Go left along the Wirral Way and look out for the footpath on the right signed Heswall Fields Beach that leads into National Trust land [3]. This area is dotted wth little ponds. The path soon turns sharp left and then curves to the right down to the shore. The coast here has a distinctly different character from that further up the estuary because the water comes right up at high tide and there are sandstone cliffs).

Our route is now north-west along the shore, which is muddy and stony in places. Keep away from the cliffs. They are heavily eroded and in places appear to be about to drop a couple of thousand tons of rock onto the shore. We arrive eventually at the old Shore Cottage [4], remarkably situated just above the water line. There is a pleasant stretch of sand here with a stream running down. Go up the steps to the right of the cottage, past the caravan park at the top and across the road to enter the pleasantly landscaped visitors' centre, where there are toilets and other facilities (there is also a caf? just over the bridge on Station Road).

Rejoin the Wirral Way to the right of the main building [5] at the remains of the old Thurstaston station. Go left along the Wirral way, making sure you take the pedestrians' path on the left-hand side on leaving the station; this is much better for walkers as it is generally more elevated and varied than the cyclists' route. The way eventually passes under two bridges, with fine views over the Dee near Caldy.

At Caldy, you come out onto Croft Drive, which you follow to the right. Where the road curves to the right, take the pleasant wooded footpath more or less straight ahead up the hill between some seriously posh properties. This joins Caldy Road at the top where you go right towards the village green [6]. Sit by the village cross for a while and soak in the atmosphere. There is real old world charm here, with lovely old cottages dating from around 1700, some in sandstone and some in Cheshire Tudor style, and the quaint sandstone Church of the Resurrection and All Saints.

Follow the twists and turns of Caldy Road up the hill until you come to a point where there are foothpaths leading off both sides of the road. Take the narrow one on the right between houses, signposted Thurstaston. Go left at the end onto Long Hey Road and cross directly over at the bottom where it meets Croft Drive East. Ahead is a broad track signposted Thurstaston Hill. Where this makes a sharp turn to the left, go straight ahead over a stile along a narrower path. Pass through a gate and follow the field boundary on the left to reach the busy Telegraph Road.
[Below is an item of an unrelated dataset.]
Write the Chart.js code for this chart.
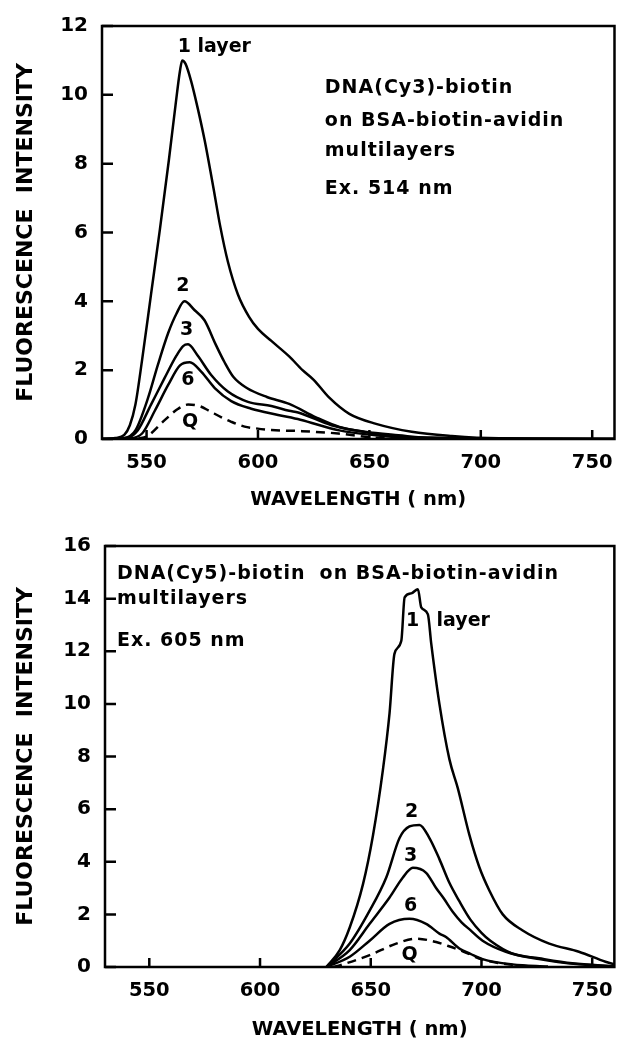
<!DOCTYPE html>
<html lang="en">
<head>
<meta charset="UTF-8">
<title>DNA-biotin on BSA-biotin-avidin multilayers</title>
<script src="https://cdn.jsdelivr.net/npm/chart.js"></script>
<style>
  body { margin: 0; background: #fff; }
  canvas { display: block; }
</style>
</head>
<body>
<canvas id="cy3" width="625" height="520"></canvas>
<canvas id="cy5" width="625" height="530"></canvas>
<script>
// axis ticks
const xTicks = [550, 600, 650, 700, 750];
const yTicksCy3 = [0, 2, 4, 6, 8, 10, 12];
const yTicksCy5 = [0, 2, 4, 6, 8, 10, 12, 14, 16];

// Cy3 spectra, [wavelength nm, intensity]
const cy3Layer1 = [[530,0],[536,0.03],[540,0.12],[542.5,0.4],[545,1.0],[548,2.3],[552,4.2],[556,6.1],[560,8.1],[563,9.7],[565,10.7],[566,11.0],[567.5,10.9],[570,10.4],[573,9.6],[576,8.7],[580,7.3],[583,6.2],[586.5,5.15],[591,4.2],[596,3.55],[600,3.2],[606,2.85],[614,2.4],[620,2.0],[625,1.72],[632,1.2],[641,0.73],[653,0.44],[669,0.21],[687,0.09],[708,0.02],[760,0]];
const cy3Layer2 = [[530,0],[540,0.03],[545,0.25],[550.7,1.2],[555,2.14],[559.7,3.08],[563.4,3.64],[567,4.0],[571.6,3.74],[576,3.45],[581,2.75],[585,2.23],[589,1.8],[595,1.48],[604,1.22],[614,1.02],[626,0.63],[636.5,0.35],[648,0.21],[663,0.11],[678,0.03],[760,0]];
const cy3Layer3 = [[530,0],[541,0.03],[546,0.25],[552,1.0],[558,1.76],[563.4,2.42],[566.4,2.7],[568.6,2.75],[573,2.42],[579,1.86],[586.5,1.38],[595.5,1.08],[606,0.96],[614,0.82],[618,0.77],[633,0.4],[648,0.2],[665,0.06],[760,0]];
const cy3Layer6 = [[530,0],[542,0.02],[548,0.16],[553.7,0.82],[559.7,1.57],[565,2.14],[569.4,2.23],[574.6,1.95],[580.6,1.48],[588,1.1],[597,0.88],[609,0.7],[619,0.56],[636.5,0.25],[651,0.12],[665,0.04],[760,0]];
const cy3Q = [[546,0],[550.7,0.1],[558,0.54],[564,0.87],[568.6,1.0],[574,0.95],[578,0.82],[583.6,0.63],[588,0.5],[594,0.36],[599,0.31],[606,0.26],[619,0.23],[636,0.16],[650,0.05],[665,0]];

// Cy5 spectra
const cy5Layer1 = [[630,0],[636,0.64],[640.5,1.5],[646.5,3.15],[651,5.0],[655.5,7.5],[658.5,9.66],[660.7,11.9],[663.8,12.4],[665.3,14.05],[668.3,14.2],[671.3,14.36],[672.8,13.67],[675.8,13.4],[677.3,12.3],[681,10.0],[685.5,7.9],[689.3,6.8],[694.6,5.0],[699,3.8],[703.6,2.9],[709.6,2.0],[718.6,1.39],[730.6,0.89],[744,0.58],[756,0.2],[760,0.1]];
const cy5Layer2 = [[630,0],[640.5,0.89],[649.5,2.14],[657,3.4],[663,4.9],[667.5,5.34],[672,5.4],[676.5,4.9],[681,4.1],[685.5,3.2],[690,2.5],[695,1.8],[700,1.3],[704,1.0],[714,0.51],[726,0.33],[741,0.14],[760,0.03]];
const cy5Layer3 = [[630,0],[640.5,0.64],[649.5,1.64],[658.5,2.64],[664.5,3.4],[669,3.77],[675,3.58],[679.5,3.0],[683,2.6],[687,2.1],[691,1.7],[695,1.4],[700.5,1.0],[711,0.58],[726,0.3],[744,0.1],[760,0.02]];
const cy5Layer6 = [[630,0],[640.5,0.39],[649.5,1.0],[658.5,1.64],[667.5,1.83],[675,1.64],[681,1.27],[684,1.14],[690,0.7],[695,0.5],[700.5,0.3],[714,0.1],[730,0.02]];
const cy5Q = [[633,0],[637.4,0.1],[649.5,0.45],[661.5,0.89],[670.5,1.08],[679.5,0.95],[685,0.8],[691.5,0.6],[700.5,0.28],[712,0.1],[725,0]];

// curve labels: [text, nm, intensity, align]
const cy3Labels = [['1 layer',564,11.4,'left'],['2',566.3,4.43,'center'],['3',568,3.16,'center'],['6',568.5,1.72,'center'],['Q',569.5,0.48,'center']];
const cy5Labels = [['1',668.9,13.16,'center'],['layer',679.7,13.16,'left'],['2',668.4,5.9,'center'],['3',668,4.21,'center'],['6',668,2.33,'center'],['Q',667.5,0.45,'center']];
const cy3Notes = [['DNA(Cy3)-biotin',630,10.2],['on BSA-biotin-avidin',630,9.24],['multilayers',630,8.36],['Ex. 514 nm',630,7.26]];
const cy5Notes = [['DNA(Cy5)-biotin',535.4,14.92],['on BSA-biotin-avidin',626.9,14.92],['multilayers',535.4,14.0],['Ex. 605 nm',535.4,12.4]];

const FONT = '"DejaVu Sans", sans-serif';
Chart.defaults.font.family = FONT;
Chart.defaults.font.weight = 'bold';
Chart.defaults.color = '#000';

function framePlugin(labels, notes) {
  return {
    id: 'frame',
    afterDraw(chart) {
      const { ctx, chartArea: a, scales: { x, y } } = chart;
      ctx.save();
      ctx.strokeStyle = '#000';
      ctx.lineWidth = 2.5;
      ctx.strokeRect(a.left, a.top, a.right - a.left, a.bottom - a.top);
      // inward tick marks
      ctx.beginPath();
      y.ticks.forEach(t => {
        const py = y.getPixelForValue(t.value);
        ctx.moveTo(a.left, py); ctx.lineTo(a.left + 11, py);
      });
      x.ticks.forEach(t => {
        const px = x.getPixelForValue(t.value);
        ctx.moveTo(px, a.bottom); ctx.lineTo(px, a.bottom - 9);
      });
      ctx.stroke();

      ctx.fillStyle = '#000';
      ctx.textBaseline = 'middle';
      ctx.font = 'bold 19px ' + FONT;
      labels.forEach(([text, nm, v, align]) => {
        ctx.textAlign = align;
        ctx.fillText(text, x.getPixelForValue(nm), y.getPixelForValue(v));
      });
      ctx.letterSpacing = '1px';
      ctx.textAlign = 'left';
      notes.forEach(([text, nm, v]) => {
        ctx.fillText(text, x.getPixelForValue(nm), y.getPixelForValue(v));
      });
      ctx.restore();
    }
  };
}

function line(points, dashed) {
  return {
    data: points.map(p => ({ x: p[0], y: p[1] })),
    borderColor: '#000',
    borderWidth: 2.5,
    borderDash: dashed ? [9, 6] : [],
    pointRadius: 0,
    cubicInterpolationMode: 'monotone',
    fill: false
  };
}

function makeChart(id, series, yTicks, yMax, pad, yWidth, xHeight, labels, notes) {
  new Chart(document.getElementById(id), {
    type: 'line',
    data: { datasets: series },
    options: {
      responsive: false,
      animation: false,
      layout: { padding: { top: pad, right: 10, left: 0, bottom: 0 } },
      plugins: { legend: { display: false }, tooltip: { enabled: false } },
      scales: {
        x: {
          type: 'linear',
          min: 530,
          max: 760,
          grid: { display: false, drawTicks: false },
          border: { display: false },
          afterBuildTicks: s => { s.ticks = xTicks.map(v => ({ value: v })); },
          afterFit: s => { s.height = xHeight; },
          ticks: { font: { size: 19.5 }, padding: 12, maxRotation: 0, autoSkip: false },
          title: { display: true, text: 'WAVELENGTH ( nm)', font: { size: 19.5 }, padding: { bottom: 8 } }
        },
        y: {
          min: 0,
          max: yMax,
          grid: { display: false, drawTicks: false },
          border: { display: false },
          afterBuildTicks: s => { s.ticks = yTicks.map(v => ({ value: v })); },
          afterFit: s => { s.width = yWidth; },
          ticks: { font: { size: 20 }, padding: 14, autoSkip: false },
          title: { display: true, text: 'FLUORESCENCE  INTENSITY', font: { size: 22 }, padding: { top: 13 } }
        }
      }
    },
    plugins: [framePlugin(labels, notes)]
  });
}

makeChart('cy3',
  [line(cy3Layer1), line(cy3Layer2), line(cy3Layer3), line(cy3Layer6), line(cy3Q, true)],
  yTicksCy3, 12, 14, 102, 81, cy3Labels, cy3Notes);

makeChart('cy5',
  [line(cy5Layer1), line(cy5Layer2), line(cy5Layer3), line(cy5Layer6), line(cy5Q, true)],
  yTicksCy5, 16, 21, 105, 83, cy5Labels, cy5Notes);
</script>
</body>
</html>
Go left along Telegraph Road and look immediately for a gap in the wall on the opposite side. Cross carefully and follow the path to the right on the other side of the wall, where you enter heathland characteristic of Thurstaston Common. The path eventually starts to diverge from the road and then there is a steep climb up Thurstaston Hill with a short rocky section at the top. Turn right along a well-worn track, which turns to rocks as you reach the trig point on the summit [7] at 300 ft (91 m). From here there are great views all around. Continue in the same direction and then take a path curving to the left, aiming for a large red-brick school building [8] with a red roof. Follow the track to the right along the side of the school to emerge back on Telegraph Road. Just along on the left is the no doubt welcome sight of the Cottage Loaf inn [9]. Cross the main road carefully and then turn right at the crossroads to arrive quickly back where you started.